Event Detection Automatic detection of down, degraded, and threshold violations
Escalation Multi-level escalation based on severity and event duration
Notifications Email, syslog, SNMP traps, and custom notification methods
Event Lifecycle Track events from creation through acknowledgment to closure
Event Object Model
Events are first-class objects in NMIS with defined properties and lifecycle:
# From Event.pm:30-83
package NMISNG::Event ;
our $VERSION = "9.6.5" ;
# Known event attributes
my %known_attrs = (
_id => 1,
ack => 1,
active => 1,
cluster_id => 1,
context => 1,
details => 1,
element => 1,
escalate => 1,
event_previous => 1,
expire_at => 1,
historic => 1,
inventory_id => 1,
lastupdate => 1,
level_previous => 1,
logged => 1,
node_name => 1,
node_uuid => 1,
notify => 1,
startdate => 1,
stateless => 1,
user => 1,
configuration => { "group" => 1}
);
sub new {
my ( $class , %args ) = @_ ;
confess "nmisng required" if ( ref ( $args { nmisng } ) ne "NMISNG" );
# Need enough data to find in DB
if ( ! $args { _id } && ( ! $args { node_uuid } && ! $args { event } ) ) {
confess "not enough info to create event" ;
}
my $self = bless ({
_nmisng => $args { nmisng },
data => \ %args
}, $class );
return $self ;
}
Event Properties
Event name (e.g., “Node Down”, “Interface Down”, “Proactive CPU”)

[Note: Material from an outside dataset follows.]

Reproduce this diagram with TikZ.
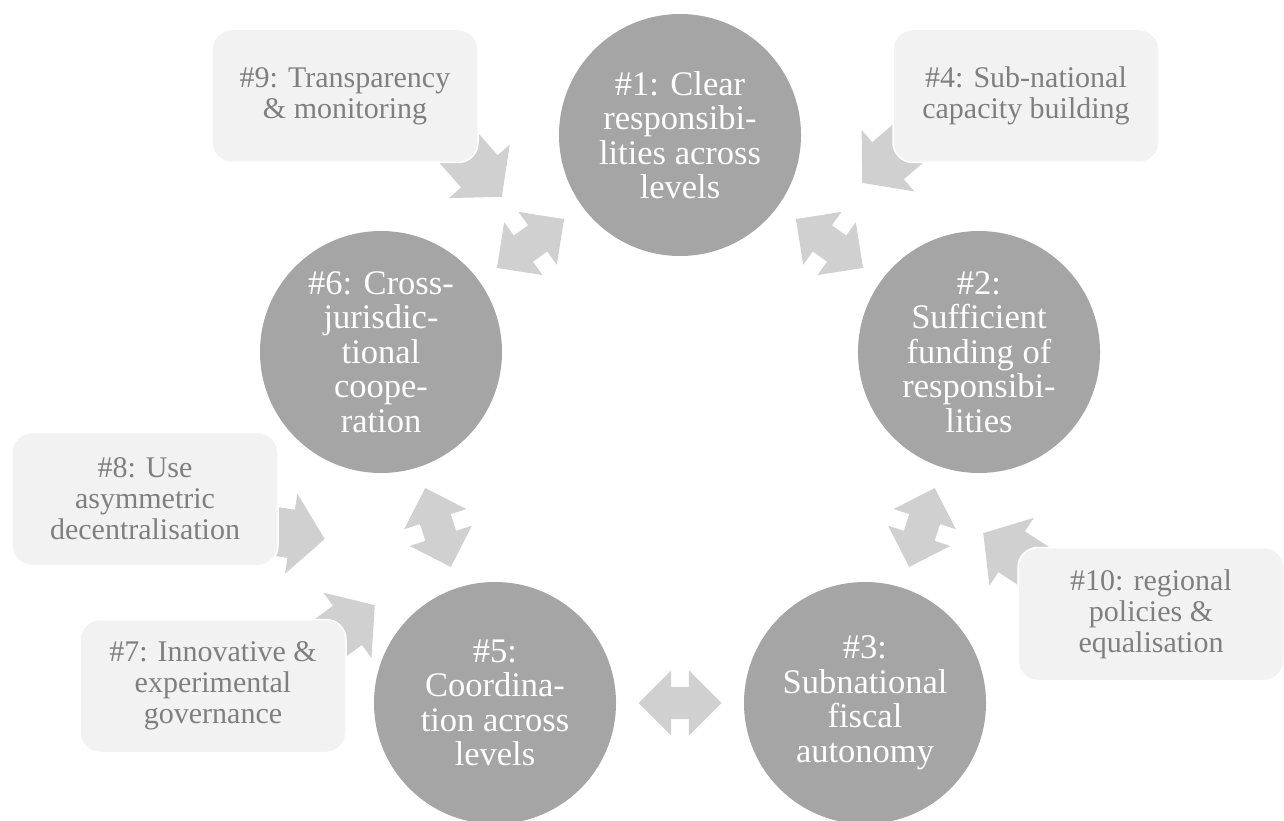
\documentclass[tikz,border=0pt]{standalone}
\usepackage{fontspec}
\setmainfont{Liberation Serif}
\usetikzlibrary{shapes.arrows,calc}

\definecolor{circgray}{HTML}{A5A5A5}
\definecolor{arrowgray}{HTML}{D0D0D0}
\definecolor{boxgray}{HTML}{F2F2F2}
\definecolor{boxtext}{HTML}{7F7F7F}

\begin{document}
\begin{tikzpicture}[x=1pt,y=-1pt,
    goal/.style={circle,fill=circgray,minimum size=242pt,inner sep=0pt,
      text=white,align=center,font=\fontsize{34.5}{34.5}\selectfont},
    goalbox/.style={rectangle,rounded corners=20pt,fill=boxgray,draw=white,
      line width=1.5pt,minimum width=266pt,minimum height=133pt,inner sep=0pt,
      text=boxtext,align=center,font=\fontsize{30}{31}\selectfont},
    inarrow/.style={single arrow,fill=arrowgray,minimum width=81pt,
      minimum height=75pt,single arrow head extend=16pt,
      single arrow tip angle=100,inner xsep=0pt,inner ysep=24pt,anchor=tip},
    linkarrow/.style={double arrow,fill=arrowgray,minimum width=65pt,
      minimum height=83pt,double arrow head extend=16.5pt,
      double arrow tip angle=90,inner xsep=0pt,inner ysep=16pt}]

    \useasboundingbox (0,0) rectangle (1284,821);

    % The five circles
    \node[goal] (c1) at (680,135) {\#1: Clear\\responsibi-\\lities across\\levels};
    \node[goal] (c2) at (979,352) {\#2:\\Sufficient\\funding of\\responsibi-\\lities};
    \node[goal] (c3) at (865,703) {\#3:\\Subnational\\fiscal\\autonomy};
    \node[goal] (c5) at (495,703) {\#5:\\Coordina-\\tion across\\levels};
    \node[goal] (c6) at (381,352) {\#6: Cross-\\jurisdic-\\tional\\coope-\\ration};

    %% Links between circles
    \node[linkarrow,rotate=36] (d16) at ($(c1)!0.5!(c6)$) {};
    \node[linkarrow,rotate=-36] (d12) at ($(c1)!0.5!(c2)$) {};
    \node[linkarrow,rotate=72] (d23) at ($(c2)!0.5!(c3)$) {};
    \node[linkarrow,rotate=0] (d35) at ($(c3)!0.5!(c5)$) {};
    \node[linkarrow,rotate=-72] (d56) at ($(c5)!0.5!(c6)$) {};

    % Arrows from the boxes
    \node[inarrow,rotate=-48.6] (a9) at (502,197) {};
    \node[inarrow,rotate=220.6] (a4) at (862,183) {};
    \node[inarrow,rotate=-8.8] (a8) at (325,539) {};
    \node[inarrow,rotate=36.4] (a7) at (375,605) {};
    \node[inarrow,rotate=146.8] (a10) at (983,533) {};

    %% Boxes
    \node[goalbox] (b9) at (345,96) {\#9: Transparency\\\& monitoring};
    \node[goalbox] (b4) at (1026,96) {\#4: Sub-national\\capacity building};
    \node[goalbox] (b8) at (145,499) {\#8: Use\\asymmetric\\decentralisation};
    \node[goalbox] (b7) at (213,686) {\#7: Innovative \&\\experimental\\governance};
    \node[goalbox] (b10) at (1151,614) {\#10: regional\\policies \&\\equalisation};

\end{tikzpicture}
\end{document}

Event severity: Fatal, Critical, Major, Minor, Warning, Normal
Affected element (interface name, disk, process, etc.)
Additional event information and context
Whether event is currently active (not resolved)
Whether event has been acknowledged by operator
Current escalation level (-1 = not escalated)
Event resets after dampening period (for traps, alerts)
Event Types
System Events
Node Availability:
Node Down : Device unreachable via ping
Node Up : Device becomes reachable
SNMP Down : SNMP polling failed
WMI Down : WMI collection failed
Node Polling Failover : Failover to backup host
Interface Events:
Interface Down : Interface operStatus changed to down
Interface Up : Interface recovered
Service Events:
Service Down : Service check failed
Service Up : Service recovered
Service Degraded : Service slow but responding
Threshold Events (Proactive)
Generated when metrics exceed defined thresholds:
Proactive CPU : CPU utilization threshold exceeded
Proactive Memory : Memory usage threshold exceeded
Proactive Interface : Interface utilization threshold
Proactive Disk : Disk space threshold
Proactive [Custom] : Custom threshold violations
# From Event.pm:368-396
if ( $self -> event =~ /Proactive/ ) {
my ( $value , $reset ) = @args { "value" , "reset" };
if ( defined $value and defined $reset ) {
# Only clear if threshold cleared by 10%
# For thresholds where high = good (default 1.1)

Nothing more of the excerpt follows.